▶ The records:
>> Begin
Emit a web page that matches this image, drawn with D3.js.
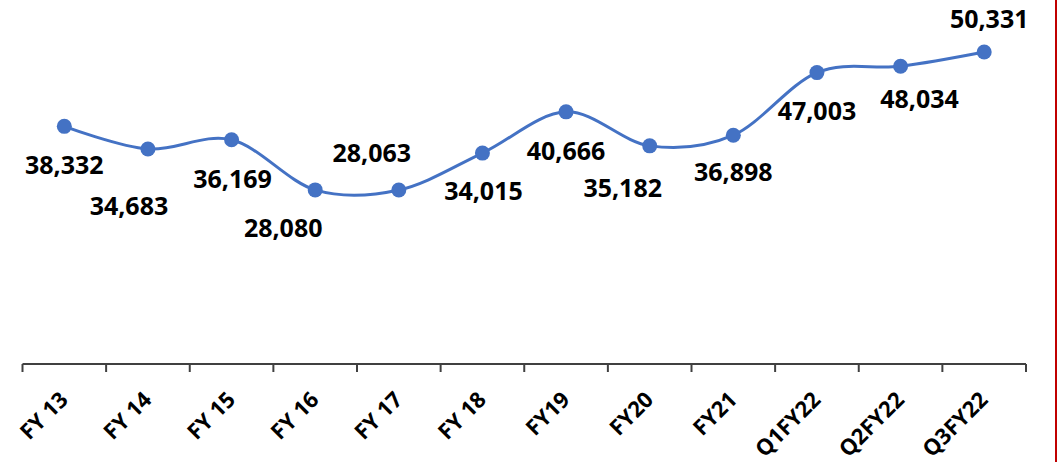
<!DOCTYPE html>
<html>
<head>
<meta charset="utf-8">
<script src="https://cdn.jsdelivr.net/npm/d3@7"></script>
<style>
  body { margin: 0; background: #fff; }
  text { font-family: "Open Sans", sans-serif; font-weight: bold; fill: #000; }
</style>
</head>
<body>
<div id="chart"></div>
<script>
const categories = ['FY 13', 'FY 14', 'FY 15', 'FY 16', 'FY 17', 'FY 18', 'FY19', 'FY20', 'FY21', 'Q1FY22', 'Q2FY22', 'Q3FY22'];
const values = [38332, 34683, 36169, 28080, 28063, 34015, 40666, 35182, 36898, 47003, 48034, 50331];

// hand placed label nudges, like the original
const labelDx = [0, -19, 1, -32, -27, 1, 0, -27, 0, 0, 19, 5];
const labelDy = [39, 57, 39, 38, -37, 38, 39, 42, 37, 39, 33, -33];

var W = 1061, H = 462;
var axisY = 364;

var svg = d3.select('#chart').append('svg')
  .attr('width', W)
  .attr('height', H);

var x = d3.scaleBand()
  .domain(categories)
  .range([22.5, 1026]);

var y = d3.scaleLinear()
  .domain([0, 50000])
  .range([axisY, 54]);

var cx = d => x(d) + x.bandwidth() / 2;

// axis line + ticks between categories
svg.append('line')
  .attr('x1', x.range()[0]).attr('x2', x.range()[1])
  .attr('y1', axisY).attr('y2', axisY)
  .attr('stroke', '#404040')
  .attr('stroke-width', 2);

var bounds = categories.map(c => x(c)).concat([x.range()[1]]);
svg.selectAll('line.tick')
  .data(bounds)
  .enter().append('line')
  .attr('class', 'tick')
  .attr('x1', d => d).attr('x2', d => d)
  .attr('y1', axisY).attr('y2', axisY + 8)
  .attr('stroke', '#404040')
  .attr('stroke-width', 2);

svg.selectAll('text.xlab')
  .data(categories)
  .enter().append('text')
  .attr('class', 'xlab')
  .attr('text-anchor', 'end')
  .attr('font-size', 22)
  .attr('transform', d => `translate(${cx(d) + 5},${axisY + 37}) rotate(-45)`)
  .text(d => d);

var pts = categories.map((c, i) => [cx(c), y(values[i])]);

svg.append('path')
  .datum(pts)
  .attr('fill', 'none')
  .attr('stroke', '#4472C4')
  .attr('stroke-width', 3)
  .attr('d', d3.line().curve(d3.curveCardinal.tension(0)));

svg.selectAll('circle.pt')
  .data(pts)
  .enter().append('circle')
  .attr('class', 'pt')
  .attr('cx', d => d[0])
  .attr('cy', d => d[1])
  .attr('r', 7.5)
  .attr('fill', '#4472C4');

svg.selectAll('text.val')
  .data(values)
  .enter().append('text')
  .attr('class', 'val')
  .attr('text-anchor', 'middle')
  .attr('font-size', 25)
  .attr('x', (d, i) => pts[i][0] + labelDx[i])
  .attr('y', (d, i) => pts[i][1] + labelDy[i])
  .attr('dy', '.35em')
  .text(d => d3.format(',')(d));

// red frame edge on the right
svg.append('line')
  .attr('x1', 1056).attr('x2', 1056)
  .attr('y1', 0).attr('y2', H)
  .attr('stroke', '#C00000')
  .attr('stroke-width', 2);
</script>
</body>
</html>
>> End
>> Begin
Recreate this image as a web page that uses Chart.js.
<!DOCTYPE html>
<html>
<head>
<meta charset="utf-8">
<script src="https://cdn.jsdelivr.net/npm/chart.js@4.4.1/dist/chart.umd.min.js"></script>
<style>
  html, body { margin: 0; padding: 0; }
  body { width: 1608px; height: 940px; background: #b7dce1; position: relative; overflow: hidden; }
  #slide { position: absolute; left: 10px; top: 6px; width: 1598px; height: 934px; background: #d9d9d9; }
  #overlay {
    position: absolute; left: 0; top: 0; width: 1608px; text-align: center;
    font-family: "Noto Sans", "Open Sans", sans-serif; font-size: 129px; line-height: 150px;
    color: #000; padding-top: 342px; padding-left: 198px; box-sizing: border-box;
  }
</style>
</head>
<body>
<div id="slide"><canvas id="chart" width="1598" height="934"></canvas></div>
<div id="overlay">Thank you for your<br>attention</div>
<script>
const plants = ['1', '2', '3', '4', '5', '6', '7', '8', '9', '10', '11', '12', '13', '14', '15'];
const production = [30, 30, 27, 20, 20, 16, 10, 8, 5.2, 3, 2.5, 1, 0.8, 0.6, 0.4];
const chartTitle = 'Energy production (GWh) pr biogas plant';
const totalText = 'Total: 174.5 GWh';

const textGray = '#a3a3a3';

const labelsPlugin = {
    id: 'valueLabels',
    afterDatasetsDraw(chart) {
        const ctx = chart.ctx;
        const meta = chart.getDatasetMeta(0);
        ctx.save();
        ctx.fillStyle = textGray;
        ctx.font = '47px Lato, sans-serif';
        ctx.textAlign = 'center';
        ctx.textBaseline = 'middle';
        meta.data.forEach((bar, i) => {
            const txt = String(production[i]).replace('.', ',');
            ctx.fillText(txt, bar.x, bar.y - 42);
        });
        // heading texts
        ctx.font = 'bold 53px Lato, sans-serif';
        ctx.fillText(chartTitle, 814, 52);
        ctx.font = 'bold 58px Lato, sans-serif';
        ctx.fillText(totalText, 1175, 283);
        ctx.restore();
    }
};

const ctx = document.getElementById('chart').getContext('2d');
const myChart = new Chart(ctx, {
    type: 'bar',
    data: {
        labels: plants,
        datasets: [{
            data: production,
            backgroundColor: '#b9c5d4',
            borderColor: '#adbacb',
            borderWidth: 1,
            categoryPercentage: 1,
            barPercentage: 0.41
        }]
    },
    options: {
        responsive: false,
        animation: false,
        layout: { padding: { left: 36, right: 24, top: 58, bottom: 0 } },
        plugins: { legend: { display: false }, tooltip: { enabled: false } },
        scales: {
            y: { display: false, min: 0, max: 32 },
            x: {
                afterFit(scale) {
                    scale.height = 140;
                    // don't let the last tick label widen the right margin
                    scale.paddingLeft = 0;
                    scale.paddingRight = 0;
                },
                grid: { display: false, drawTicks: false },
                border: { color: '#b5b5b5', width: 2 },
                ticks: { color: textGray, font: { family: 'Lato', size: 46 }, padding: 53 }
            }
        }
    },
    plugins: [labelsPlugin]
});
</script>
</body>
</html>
>> End
>> Begin
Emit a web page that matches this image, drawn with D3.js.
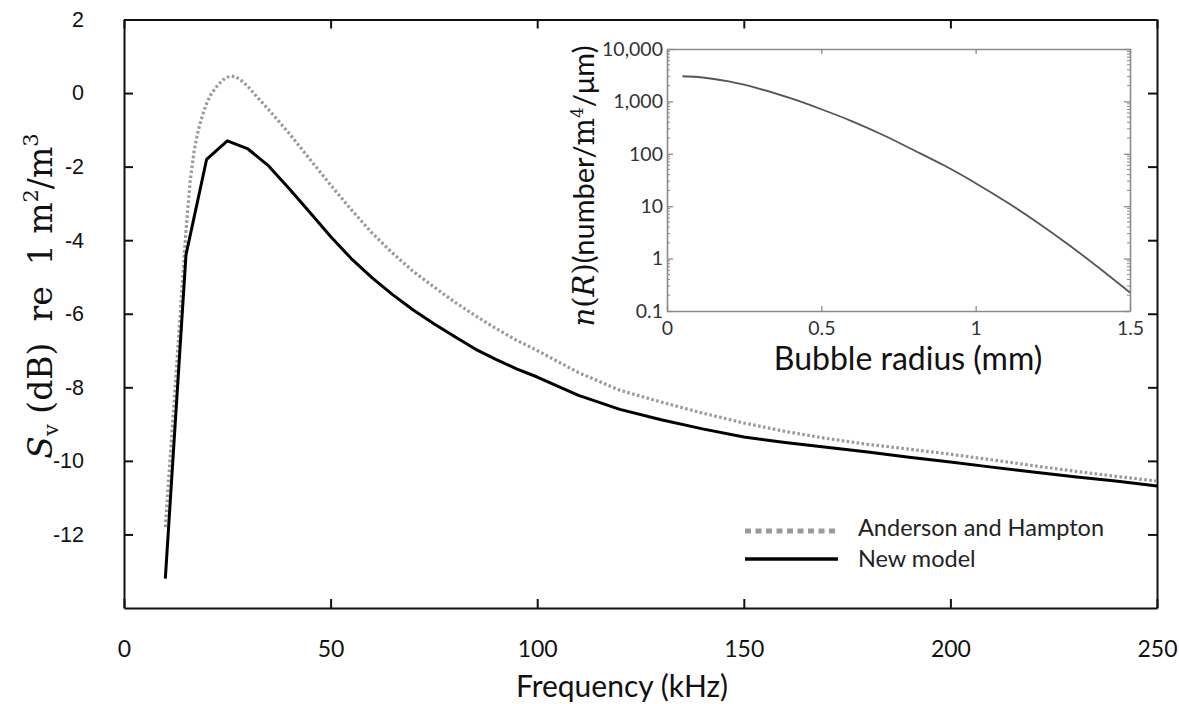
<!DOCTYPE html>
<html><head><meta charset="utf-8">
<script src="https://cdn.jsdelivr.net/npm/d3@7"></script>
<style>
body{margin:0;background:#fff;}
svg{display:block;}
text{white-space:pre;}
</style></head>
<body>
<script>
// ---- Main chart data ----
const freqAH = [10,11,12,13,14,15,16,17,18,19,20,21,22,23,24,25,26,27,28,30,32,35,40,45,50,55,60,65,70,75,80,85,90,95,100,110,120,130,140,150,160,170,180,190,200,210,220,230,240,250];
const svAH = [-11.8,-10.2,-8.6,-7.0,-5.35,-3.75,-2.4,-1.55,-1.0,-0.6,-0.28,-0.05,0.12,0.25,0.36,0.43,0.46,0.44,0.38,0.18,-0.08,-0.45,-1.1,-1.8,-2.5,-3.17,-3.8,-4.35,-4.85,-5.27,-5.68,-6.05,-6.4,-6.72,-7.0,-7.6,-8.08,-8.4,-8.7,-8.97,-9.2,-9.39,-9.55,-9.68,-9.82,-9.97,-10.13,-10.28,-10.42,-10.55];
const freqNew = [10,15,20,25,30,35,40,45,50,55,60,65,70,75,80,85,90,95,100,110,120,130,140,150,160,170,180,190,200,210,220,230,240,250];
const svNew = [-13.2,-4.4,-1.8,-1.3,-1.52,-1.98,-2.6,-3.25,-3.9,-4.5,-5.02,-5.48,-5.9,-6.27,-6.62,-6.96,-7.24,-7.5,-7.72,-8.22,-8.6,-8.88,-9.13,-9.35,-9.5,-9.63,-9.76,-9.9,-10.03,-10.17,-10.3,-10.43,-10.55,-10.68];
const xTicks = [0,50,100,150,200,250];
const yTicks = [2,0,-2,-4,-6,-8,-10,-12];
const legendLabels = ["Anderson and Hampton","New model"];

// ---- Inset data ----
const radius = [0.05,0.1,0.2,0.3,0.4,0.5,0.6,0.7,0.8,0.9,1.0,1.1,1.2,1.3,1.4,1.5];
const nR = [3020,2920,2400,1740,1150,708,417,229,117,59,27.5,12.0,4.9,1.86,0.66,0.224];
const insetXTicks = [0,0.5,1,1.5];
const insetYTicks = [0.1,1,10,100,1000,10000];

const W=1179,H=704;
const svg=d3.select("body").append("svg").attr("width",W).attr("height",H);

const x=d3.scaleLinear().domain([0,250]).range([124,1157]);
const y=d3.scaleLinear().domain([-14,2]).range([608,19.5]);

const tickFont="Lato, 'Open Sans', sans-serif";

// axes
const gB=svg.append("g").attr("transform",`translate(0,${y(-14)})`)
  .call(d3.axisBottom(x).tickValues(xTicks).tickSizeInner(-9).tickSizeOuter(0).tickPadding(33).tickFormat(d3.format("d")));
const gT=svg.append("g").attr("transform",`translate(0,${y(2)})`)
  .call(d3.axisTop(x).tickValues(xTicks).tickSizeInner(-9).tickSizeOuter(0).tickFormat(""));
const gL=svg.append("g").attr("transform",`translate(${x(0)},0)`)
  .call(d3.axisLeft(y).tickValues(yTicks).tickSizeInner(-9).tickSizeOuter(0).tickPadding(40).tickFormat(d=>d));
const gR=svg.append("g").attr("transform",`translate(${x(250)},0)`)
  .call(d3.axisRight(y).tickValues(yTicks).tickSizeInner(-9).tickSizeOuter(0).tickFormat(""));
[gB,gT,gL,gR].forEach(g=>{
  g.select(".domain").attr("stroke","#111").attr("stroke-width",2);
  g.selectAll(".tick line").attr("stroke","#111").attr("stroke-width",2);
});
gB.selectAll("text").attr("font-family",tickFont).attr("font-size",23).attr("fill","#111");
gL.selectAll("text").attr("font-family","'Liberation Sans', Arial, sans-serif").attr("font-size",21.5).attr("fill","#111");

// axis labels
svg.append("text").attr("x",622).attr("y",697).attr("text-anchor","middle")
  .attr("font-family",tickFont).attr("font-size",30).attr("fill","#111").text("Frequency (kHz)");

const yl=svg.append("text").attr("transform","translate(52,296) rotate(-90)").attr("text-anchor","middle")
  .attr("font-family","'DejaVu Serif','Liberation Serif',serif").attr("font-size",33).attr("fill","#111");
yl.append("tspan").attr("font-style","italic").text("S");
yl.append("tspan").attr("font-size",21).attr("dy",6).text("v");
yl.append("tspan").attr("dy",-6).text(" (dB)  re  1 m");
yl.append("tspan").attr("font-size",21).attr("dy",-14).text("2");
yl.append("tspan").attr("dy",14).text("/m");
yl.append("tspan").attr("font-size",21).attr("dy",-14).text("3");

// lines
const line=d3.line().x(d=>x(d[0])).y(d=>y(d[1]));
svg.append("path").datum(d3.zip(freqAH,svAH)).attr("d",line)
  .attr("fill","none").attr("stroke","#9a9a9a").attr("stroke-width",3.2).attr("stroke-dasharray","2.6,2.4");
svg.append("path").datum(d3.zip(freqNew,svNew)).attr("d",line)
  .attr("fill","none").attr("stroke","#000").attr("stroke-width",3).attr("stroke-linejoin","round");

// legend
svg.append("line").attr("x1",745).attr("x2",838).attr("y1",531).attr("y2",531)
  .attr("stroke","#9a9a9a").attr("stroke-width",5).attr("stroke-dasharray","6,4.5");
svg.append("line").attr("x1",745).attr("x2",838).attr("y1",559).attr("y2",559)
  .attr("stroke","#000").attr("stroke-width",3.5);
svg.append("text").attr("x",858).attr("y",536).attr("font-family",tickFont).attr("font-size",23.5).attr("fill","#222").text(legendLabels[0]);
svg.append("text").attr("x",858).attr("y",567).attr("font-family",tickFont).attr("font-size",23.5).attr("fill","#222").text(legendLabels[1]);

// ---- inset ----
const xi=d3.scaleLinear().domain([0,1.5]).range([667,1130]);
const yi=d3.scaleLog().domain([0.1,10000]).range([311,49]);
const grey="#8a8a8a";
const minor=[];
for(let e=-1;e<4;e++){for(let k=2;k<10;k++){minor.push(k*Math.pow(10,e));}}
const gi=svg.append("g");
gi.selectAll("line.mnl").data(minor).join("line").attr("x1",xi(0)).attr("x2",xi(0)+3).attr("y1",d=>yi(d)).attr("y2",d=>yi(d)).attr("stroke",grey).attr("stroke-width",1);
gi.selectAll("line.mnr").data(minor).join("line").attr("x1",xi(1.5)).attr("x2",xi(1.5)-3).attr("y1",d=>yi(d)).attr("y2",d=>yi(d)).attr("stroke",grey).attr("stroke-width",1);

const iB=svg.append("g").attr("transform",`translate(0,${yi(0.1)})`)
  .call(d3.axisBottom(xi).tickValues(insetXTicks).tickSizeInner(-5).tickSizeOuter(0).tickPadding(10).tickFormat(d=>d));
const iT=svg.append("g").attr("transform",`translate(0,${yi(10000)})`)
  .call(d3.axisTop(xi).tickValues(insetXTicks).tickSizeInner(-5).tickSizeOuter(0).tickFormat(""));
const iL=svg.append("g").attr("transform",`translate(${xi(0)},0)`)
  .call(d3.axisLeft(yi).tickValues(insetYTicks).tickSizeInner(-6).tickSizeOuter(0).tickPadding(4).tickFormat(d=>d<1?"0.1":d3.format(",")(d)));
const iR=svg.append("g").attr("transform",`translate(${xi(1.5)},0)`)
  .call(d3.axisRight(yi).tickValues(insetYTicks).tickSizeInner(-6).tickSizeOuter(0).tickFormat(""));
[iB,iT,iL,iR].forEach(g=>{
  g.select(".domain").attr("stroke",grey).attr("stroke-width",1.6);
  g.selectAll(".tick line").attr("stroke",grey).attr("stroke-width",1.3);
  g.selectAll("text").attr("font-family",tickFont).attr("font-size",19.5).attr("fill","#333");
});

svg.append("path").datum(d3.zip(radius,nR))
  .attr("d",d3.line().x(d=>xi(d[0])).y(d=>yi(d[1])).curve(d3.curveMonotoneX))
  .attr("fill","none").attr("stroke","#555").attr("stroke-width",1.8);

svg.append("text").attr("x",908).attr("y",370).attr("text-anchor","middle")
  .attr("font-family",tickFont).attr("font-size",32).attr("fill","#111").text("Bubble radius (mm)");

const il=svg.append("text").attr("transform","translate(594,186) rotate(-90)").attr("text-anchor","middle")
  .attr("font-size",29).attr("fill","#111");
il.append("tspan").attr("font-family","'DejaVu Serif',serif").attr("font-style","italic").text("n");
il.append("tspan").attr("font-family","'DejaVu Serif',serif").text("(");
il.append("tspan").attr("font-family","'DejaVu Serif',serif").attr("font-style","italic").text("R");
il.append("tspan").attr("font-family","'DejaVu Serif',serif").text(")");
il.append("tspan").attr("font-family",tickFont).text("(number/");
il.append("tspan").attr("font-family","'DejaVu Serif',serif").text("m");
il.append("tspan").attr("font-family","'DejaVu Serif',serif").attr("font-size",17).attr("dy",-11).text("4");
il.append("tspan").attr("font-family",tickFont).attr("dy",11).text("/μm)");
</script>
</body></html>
>> End
▶ Aim:
Your output shall consist solely of the lines from the line with "Recreate this image" to the line with "const textGray = '#a3a3a3';", reproduced exactly, both ends included.

▶ Output for this task:
Recreate this image as a web page that uses Chart.js.
<!DOCTYPE html>
<html>
<head>
<meta charset="utf-8">
<script src="https://cdn.jsdelivr.net/npm/chart.js@4.4.1/dist/chart.umd.min.js"></script>
<style>
  html, body { margin: 0; padding: 0; }
  body { width: 1608px; height: 940px; background: #b7dce1; position: relative; overflow: hidden; }
  #slide { position: absolute; left: 10px; top: 6px; width: 1598px; height: 934px; background: #d9d9d9; }
  #overlay {
    position: absolute; left: 0; top: 0; width: 1608px; text-align: center;
    font-family: "Noto Sans", "Open Sans", sans-serif; font-size: 129px; line-height: 150px;
    color: #000; padding-top: 342px; padding-left: 198px; box-sizing: border-box;
  }
</style>
</head>
<body>
<div id="slide"><canvas id="chart" width="1598" height="934"></canvas></div>
<div id="overlay">Thank you for your<br>attention</div>
<script>
const plants = ['1', '2', '3', '4', '5', '6', '7', '8', '9', '10', '11', '12', '13', '14', '15'];
const production = [30, 30, 27, 20, 20, 16, 10, 8, 5.2, 3, 2.5, 1, 0.8, 0.6, 0.4];
const chartTitle = 'Energy production (GWh) pr biogas plant';
const totalText = 'Total: 174.5 GWh';

const textGray = '#a3a3a3';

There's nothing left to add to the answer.